The lines to extract run from the first line of the material below to the line containing "import plotly.graph_objects as go", both included; leave the pictures behind.
-- BEGIN Given information --
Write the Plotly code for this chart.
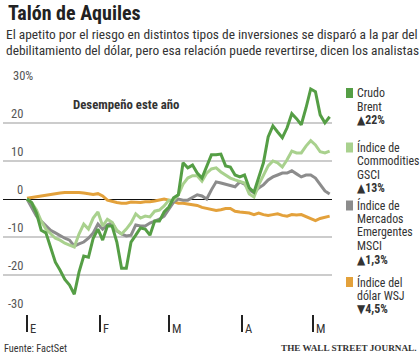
import pandas as pd
import plotly.graph_objects as go

# ---- data (percent change since start of year), sampled every 2 days ----
start_date = "2016-01-01"
brent = [0, -1.0, -3.7, -8.2, -8.9, -12.9, -16.6, -18.7, -21.1, -22.6, -25.0, -19.2, -15.0, -15.3,
         -10.3, -7.9, -10.8, -7.1, -7.1, -11.3, -18.2, -18.2, -11.3, -9.5, -7.6, -7.9, -9.5, -5.8,
         -5.8, -3.4, -2.1, 0.3, 1.1, 9.5, 8.2, 8.9, 6.8, 5.5, 8.7, 11.6, 11.6, 11.8, 8.7, 8.4, 6.3,
         5.8, 6.3, 2.9, 1.8, 5.5, 9.5, 16.3, 19.2, 17.6, 16.1, 18.7, 22.4, 21.1, 19.5, 23.9, 28.9,
         28.2, 22.1, 20.0, 21.6]
gsci = [0, -1.0, -2.9, -5.8, -7.9, -9.2, -10.3, -10.8, -11.6, -12.1, -12.6, -9.2, -6.6, -7.9,
        -5.0, -3.4, -7.1, -5.3, -6.1, -8.2, -9.2, -7.9, -6.3, -3.9, -5.0, -4.5, -4.7, -3.2, -2.9,
        -1.8, -0.3, -0.3, 1.1, 3.9, 5.5, 6.1, 6.1, 4.7, 6.8, 7.9, 8.2, 7.1, 6.3, 5.5, 5.0, 4.7, 4.2,
        1.3, 0.5, 3.7, 6.3, 8.7, 10.0, 9.5, 8.4, 10.3, 12.6, 12.1, 12.1, 13.9, 15.3, 14.2, 12.4,
        12.1, 12.6]
msci = [0, -2.4, -4.5, -5.8, -7.1, -8.2, -8.9, -9.7, -10.3, -10.8, -12.4, -11.8, -11.3, -10.3,
        -8.9, -6.6, -7.9, -6.8, -6.3, -8.4, -9.2, -9.7, -9.5, -6.8, -7.1, -7.1, -6.3, -5.8, -5.3,
        -4.5, -2.6, -0.8, 0, -0.3, -0.3, 0.3, 1.1, 0.8, 0, 2.4, 4.5, 4.2, 3.9, 3.4, 3.2, 4.5, 3.9,
        2.4, 1.6, 2.9, 3.7, 5.0, 5.8, 6.3, 6.8, 6.8, 7.4, 6.6, 5.8, 6.3, 6.3, 5.5, 3.7, 2.1, 1.3]
dollar = [0.2, 0.4, 0.6, 0.8, 1.1, 1.2, 1.4, 1.6, 1.7, 1.7, 1.8, 1.7, 1.6, 1.3, 1.2, 1.4, 0.8,
          -0.3, -0.7, -0.9, -1.1, -1.1, -0.8, -0.8, -0.9, -0.7, -0.7, -0.5, -0.3, 0, -0.3, -0.8,
          -1.1, -1.1, -1.3, -1.6, -1.7, -2.2, -2.5, -2.6, -3.0, -2.8, -2.5, -2.5, -3.2, -3.4, -3.6,
          -3.7, -4.1, -3.7, -4.1, -4.3, -4.1, -3.9, -4.3, -4.5, -4.1, -4.2, -4.1, -4.6, -5.1, -5.7,
          -5.1, -4.7, -4.5]
dates = pd.date_range(start_date, periods=len(brent), freq="2D")

month_ticks = ["2016-01-01", "2016-02-01", "2016-03-01", "2016-04-01", "2016-05-01"]
month_labels = ["E", "F", "M", "A", "M"]
y_ticks = [30, 20, 10, 0, -10, -20, -30]
y_labels = ["30%", "20", "10", "0", "-10", "-20", "-30"]

series_names = ["Crudo Brent", "Índice de Commodities GSCI", "Índice de Mercados Emergentes MSCI",
                "Índice del dólar WSJ"]
series_values = [brent, gsci, msci, dollar]
colors = ["#559e45", "#a9d18e", "#8c8c8c", "#e3a13b"]
legend_lines = [["Crudo", "Brent", "<b>▲22%</b>"],
                ["Índice de", "Commodities", "GSCI", "<b>▲13%</b>"],
                ["Índice de", "Mercados", "Emergentes", "MSCI", "<b>▲1,3%</b>"],
                ["Índice del", "dólar WSJ", "<b>▼4,5%</b>"]]

FONT = "Roboto Condensed, DejaVu Sans Condensed, sans-serif"
W, H = 420, 360
L, R, T, B = 3, 88, 84, 46
PW, PH = W - L - R, H - T - B


def px(x):
    return (x - L) / PW


def py(y):
    return (H - B - y) / PH


fig = go.Figure()
order = [3, 2, 1, 0]
for i in order:
    fig.add_trace(go.Scatter(x=dates, y=series_values[i], mode="lines", name=series_names[i],
                             line=dict(color=colors[i], width=3), hoverinfo="skip"))

ann = []
# title & subtitle
ann.append(dict(text="<b>Talón de Aquiles</b>", x=px(6), y=py(13), xanchor="left", yanchor="middle",
                font=dict(size=20, color="#222", family=FONT)))
ann.append(dict(text="El apetito por el riesgo en distintos tipos de inversiones se disparó a la par del",
                x=px(4), y=py(35), xanchor="left", yanchor="middle",
                font=dict(size=13.4, color="#333", family=FONT)))
ann.append(dict(text="debilitamiento del dólar, pero esa relación puede revertirse, dicen los analistas",
                x=px(4), y=py(51), xanchor="left", yanchor="middle",
                font=dict(size=13.4, color="#333", family=FONT)))
ann.append(dict(text="<b>Desempeño este año</b>", x=px(71), y=py(104), xanchor="left", yanchor="middle",
                font=dict(size=12.8, color="#333", family=FONT)))
# y labels
for v, lab in zip(y_ticks, y_labels):
    if lab.endswith("%"):
        ann.append(dict(text=lab, x=px(11), y=v, yref="y", xanchor="left", yanchor="bottom", yshift=0,
                        font=dict(size=12.5, color="#555", family=FONT)))
    else:
        ann.append(dict(text=lab, x=px(24.5), y=v, yref="y", xanchor="right", yanchor="bottom", yshift=0,
                        font=dict(size=12.5, color="#555", family=FONT)))
# month labels
for d, lab in zip(month_ticks, month_labels):
    ann.append(dict(text=lab, x=d, xref="x", y=py(328), xanchor="left", yanchor="middle", xshift=1,
                    font=dict(size=12.5, color="#333", family=FONT)))
# legend
block_tops = [93, 147.5, 205.5, 282]
shapes = []
for lines, top, c in zip(legend_lines, block_tops, colors):
    shapes.append(dict(type="rect", xref="paper", yref="paper", x0=px(346), x1=px(353),
                       y0=py(top - 5), y1=py(top + 5), fillcolor=c, line=dict(width=0)))
    for j, t in enumerate(lines):
        ann.append(dict(text=t, x=px(354.5), y=py(top + j * 13.5), xanchor="left", yanchor="middle",
                        font=dict(size=11.9, color="#333", family=FONT)))
# footer
ann.append(dict(text="Fuente: FactSet", x=px(2), y=py(348), xanchor="left", yanchor="middle",
                font=dict(size=10.3, color="#333", family=FONT)))
ann.append(dict(text="<b>THE WALL STREET JOURNAL.</b>", x=px(418), y=py(348), xanchor="right",
                yanchor="middle", font=dict(size=9.2, color="#333", family="Liberation Serif, serif")))
for a in ann:
    a.setdefault("xref", "paper")
    a.setdefault("yref", "paper")
    a["showarrow"] = False

fig.update_layout(
    width=W, height=H, margin=dict(l=L, r=R, t=T, b=B, pad=0),
    paper_bgcolor="white", plot_bgcolor="white", showlegend=False,
    annotations=ann, shapes=shapes,
    xaxis=dict(type="date", range=["2015-12-21 20:24", "2016-05-09"], tickvals=month_ticks,
               showticklabels=False, ticks="outside", ticklen=17, tickwidth=1.5, tickcolor="#222",
               showgrid=False, zeroline=False, showline=False, fixedrange=True),
    yaxis=dict(range=[-30.2, 30.2], tickvals=y_ticks, showticklabels=False, showgrid=True,
               gridcolor="#cccccc", gridwidth=1.5, zeroline=True, zerolinecolor="#111",
               zerolinewidth=1.3, showline=False, fixedrange=True),
)

fig.write_html("out.html", config={"displayModeBar": False},
               post_script="document.body.style.margin='0';document.body.style.overflow='hidden';")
-- END Given information --
Result:
Write the Plotly code for this chart.
import pandas as pd
import plotly.graph_objects as go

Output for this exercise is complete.